>> BEGIN
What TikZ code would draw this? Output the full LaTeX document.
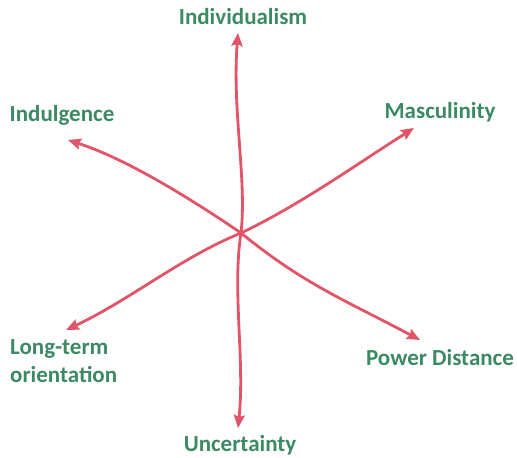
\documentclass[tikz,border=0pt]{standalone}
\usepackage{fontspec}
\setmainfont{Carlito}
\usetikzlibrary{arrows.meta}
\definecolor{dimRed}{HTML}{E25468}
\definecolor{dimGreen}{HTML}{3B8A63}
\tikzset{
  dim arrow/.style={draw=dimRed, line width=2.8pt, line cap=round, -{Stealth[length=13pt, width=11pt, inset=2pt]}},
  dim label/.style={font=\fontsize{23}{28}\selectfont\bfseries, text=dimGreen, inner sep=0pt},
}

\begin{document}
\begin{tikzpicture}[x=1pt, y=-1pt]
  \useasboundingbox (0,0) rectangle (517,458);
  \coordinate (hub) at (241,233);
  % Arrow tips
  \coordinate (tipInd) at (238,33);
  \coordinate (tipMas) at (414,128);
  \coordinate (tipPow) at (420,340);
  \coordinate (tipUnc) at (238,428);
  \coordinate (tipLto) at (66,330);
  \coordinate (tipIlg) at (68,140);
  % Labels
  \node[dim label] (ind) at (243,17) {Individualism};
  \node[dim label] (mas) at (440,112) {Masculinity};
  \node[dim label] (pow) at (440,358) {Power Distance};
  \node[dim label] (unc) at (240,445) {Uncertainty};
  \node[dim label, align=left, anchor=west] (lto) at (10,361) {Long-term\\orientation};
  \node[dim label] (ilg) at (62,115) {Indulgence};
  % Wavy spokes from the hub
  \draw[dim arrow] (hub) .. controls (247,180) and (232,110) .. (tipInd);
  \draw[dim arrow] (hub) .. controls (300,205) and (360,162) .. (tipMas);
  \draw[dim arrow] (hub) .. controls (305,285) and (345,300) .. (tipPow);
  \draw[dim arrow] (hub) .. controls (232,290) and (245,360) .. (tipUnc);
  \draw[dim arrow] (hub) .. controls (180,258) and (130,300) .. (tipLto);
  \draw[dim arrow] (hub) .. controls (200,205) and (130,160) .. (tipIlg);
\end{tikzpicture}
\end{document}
>> END
• [Task statement]
Give back every line exactly as it stands, pictures excluded.

• [Solution for this problem]
What TikZ code would draw this? Output the full LaTeX document.
\documentclass[tikz,border=0pt]{standalone}
\usepackage{fontspec}
\setmainfont{Carlito}
\usetikzlibrary{arrows.meta}
\definecolor{dimRed}{HTML}{E25468}
\definecolor{dimGreen}{HTML}{3B8A63}
\tikzset{
  dim arrow/.style={draw=dimRed, line width=2.8pt, line cap=round, -{Stealth[length=13pt, width=11pt, inset=2pt]}},
  dim label/.style={font=\fontsize{23}{28}\selectfont\bfseries, text=dimGreen, inner sep=0pt},
}

\begin{document}
\begin{tikzpicture}[x=1pt, y=-1pt]
  \useasboundingbox (0,0) rectangle (517,458);
  \coordinate (hub) at (241,233);
  % Arrow tips
  \coordinate (tipInd) at (238,33);
  \coordinate (tipMas) at (414,128);
  \coordinate (tipPow) at (420,340);
  \coordinate (tipUnc) at (238,428);
  \coordinate (tipLto) at (66,330);
  \coordinate (tipIlg) at (68,140);
  % Labels
  \node[dim label] (ind) at (243,17) {Individualism};
  \node[dim label] (mas) at (440,112) {Masculinity};
  \node[dim label] (pow) at (440,358) {Power Distance};
  \node[dim label] (unc) at (240,445) {Uncertainty};
  \node[dim label, align=left, anchor=west] (lto) at (10,361) {Long-term\\orientation};
  \node[dim label] (ilg) at (62,115) {Indulgence};
  % Wavy spokes from the hub
  \draw[dim arrow] (hub) .. controls (247,180) and (232,110) .. (tipInd);
  \draw[dim arrow] (hub) .. controls (300,205) and (360,162) .. (tipMas);
  \draw[dim arrow] (hub) .. controls (305,285) and (345,300) .. (tipPow);
  \draw[dim arrow] (hub) .. controls (232,290) and (245,360) .. (tipUnc);
  \draw[dim arrow] (hub) .. controls (180,258) and (130,300) .. (tipLto);
  \draw[dim arrow] (hub) .. controls (200,205) and (130,160) .. (tipIlg);
\end{tikzpicture}
\end{document}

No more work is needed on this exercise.